Fast forward to today and I am normally the biggest coffee nerd in most of my friend circles. My wife has graciously endulged my obsession and allowed a coffee bar to take up a good portion of her kitchen. That moment taught me to find where the bar was set high and work backwards from there.
Developing a Palette for Design
As I did for coffee so I did for design. I would spend time on Twitter pulling on any thread that someone I admired was raving about. That lead me to collecting books on design, finding a following amazingly talented folks on the internet that shared what they were making. Typography was something that came up a lot, so I doubled down in that area, to the point of even attending a type setting class.
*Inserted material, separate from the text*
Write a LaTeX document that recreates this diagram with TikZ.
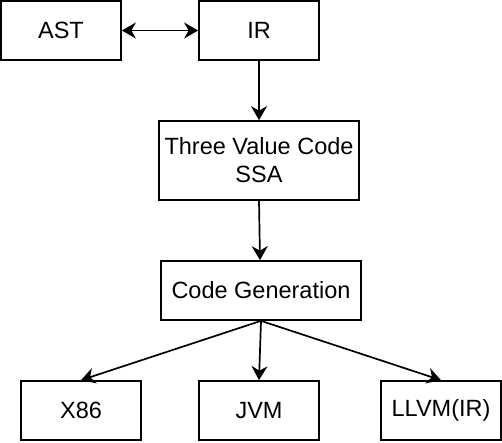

All this raised my bar for design, showed me how good it could be, how much you could obsess over the littlest of details. They say you are what you eat, I think the same goes for coffee and design. When you pull back the curtain and watch the intensity of labor, knowledge and craft someone puts into designing, you develop a pallette to see the fine details.
Steeping in it
Documentaries are one of my favorite resources. This is where you get to see behind the scenes, the history, the struggle and the victories. Light and Magic, Objectified, Helvetica, and Rams are some of my favorites. This was me consuming as much of the process as I could, steeping in design.
One of my favorite quotes is from Clayton M. Christensen.
Questions are places in your mind where answers fit. If you haven’t asked the question, the answer has nowhere to go. It hits your mind and bounces right off. You have to ask the question – you have to want to know – in order to open up the space for the answer to fit.
This to me is an amazing blueprint of how to brew and steep on something. You ask questions, questions about it, how it was made, why it was made, if it’s serving a purpose, did that purpose improve upon anything, did it bring joy, does it contain a message. Then ask your self questions, have a dialoge disecting what you see.
Soaking it All in, Enjoying it
I think it’s important for it all to come full circle. If what’s driving your passion doesn’t produce joy and excitement, you have no fuel to repeat the cycle and dive further in. Find the silver lining in all you put your hands too.
Herein lies the caveat to steeping and setting a high standard, you can not let it destroy you. You are insanely unique, no amount of copying or being inspired by others work will ever replace them nor will it change the fact that you are you. Your unique history and insight on the world is what sets you apart. That’s the solace and your best defence against comparison.
Go forth and make that which has yet to be made.